--- Start ---

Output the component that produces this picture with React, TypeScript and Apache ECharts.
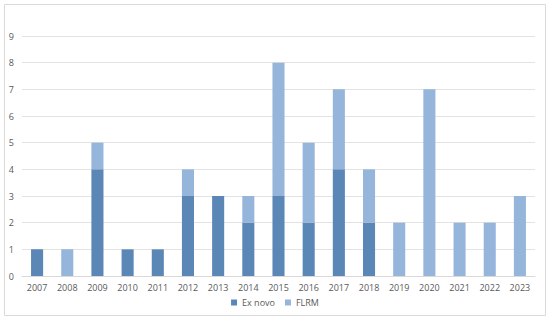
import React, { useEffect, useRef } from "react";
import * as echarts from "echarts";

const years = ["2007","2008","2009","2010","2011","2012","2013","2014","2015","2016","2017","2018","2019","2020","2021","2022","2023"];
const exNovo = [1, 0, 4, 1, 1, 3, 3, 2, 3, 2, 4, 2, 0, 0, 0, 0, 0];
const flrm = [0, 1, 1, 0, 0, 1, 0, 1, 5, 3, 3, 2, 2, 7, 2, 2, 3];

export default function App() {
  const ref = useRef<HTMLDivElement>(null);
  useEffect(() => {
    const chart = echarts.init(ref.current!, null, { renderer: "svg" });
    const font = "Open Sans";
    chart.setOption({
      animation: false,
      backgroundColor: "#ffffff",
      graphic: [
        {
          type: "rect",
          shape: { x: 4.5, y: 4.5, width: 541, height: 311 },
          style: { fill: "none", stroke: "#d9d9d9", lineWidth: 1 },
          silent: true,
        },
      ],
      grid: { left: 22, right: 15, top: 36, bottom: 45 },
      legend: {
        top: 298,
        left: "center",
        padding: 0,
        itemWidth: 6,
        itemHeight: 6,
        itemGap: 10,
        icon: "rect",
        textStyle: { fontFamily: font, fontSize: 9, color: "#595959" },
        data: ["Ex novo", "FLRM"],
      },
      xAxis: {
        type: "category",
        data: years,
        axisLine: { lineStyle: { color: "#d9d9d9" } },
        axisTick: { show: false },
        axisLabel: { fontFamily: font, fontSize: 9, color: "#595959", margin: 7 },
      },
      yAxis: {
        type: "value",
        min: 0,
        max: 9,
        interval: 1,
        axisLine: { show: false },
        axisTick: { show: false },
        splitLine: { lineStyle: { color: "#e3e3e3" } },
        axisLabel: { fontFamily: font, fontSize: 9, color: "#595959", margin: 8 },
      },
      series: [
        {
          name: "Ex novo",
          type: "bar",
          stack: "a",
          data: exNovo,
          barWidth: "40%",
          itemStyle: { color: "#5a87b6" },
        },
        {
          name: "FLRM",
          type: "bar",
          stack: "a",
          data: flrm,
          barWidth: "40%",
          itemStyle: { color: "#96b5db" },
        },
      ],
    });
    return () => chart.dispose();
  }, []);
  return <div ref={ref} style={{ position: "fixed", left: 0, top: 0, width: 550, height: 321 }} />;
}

--- End ---

What the task requires:
Every line from the start of the listing above through the line with "2, 7, 2, 2, 3];" should be repeated exactly; skip the pictures and add nothing else.

Correct output:
Output the component that produces this picture with React, TypeScript and Apache ECharts.
import React, { useEffect, useRef } from "react";
import * as echarts from "echarts";

const years = ["2007","2008","2009","2010","2011","2012","2013","2014","2015","2016","2017","2018","2019","2020","2021","2022","2023"];
const exNovo = [1, 0, 4, 1, 1, 3, 3, 2, 3, 2, 4, 2, 0, 0, 0, 0, 0];
const flrm = [0, 1, 1, 0, 0, 1, 0, 1, 5, 3, 3, 2, 2, 7, 2, 2, 3];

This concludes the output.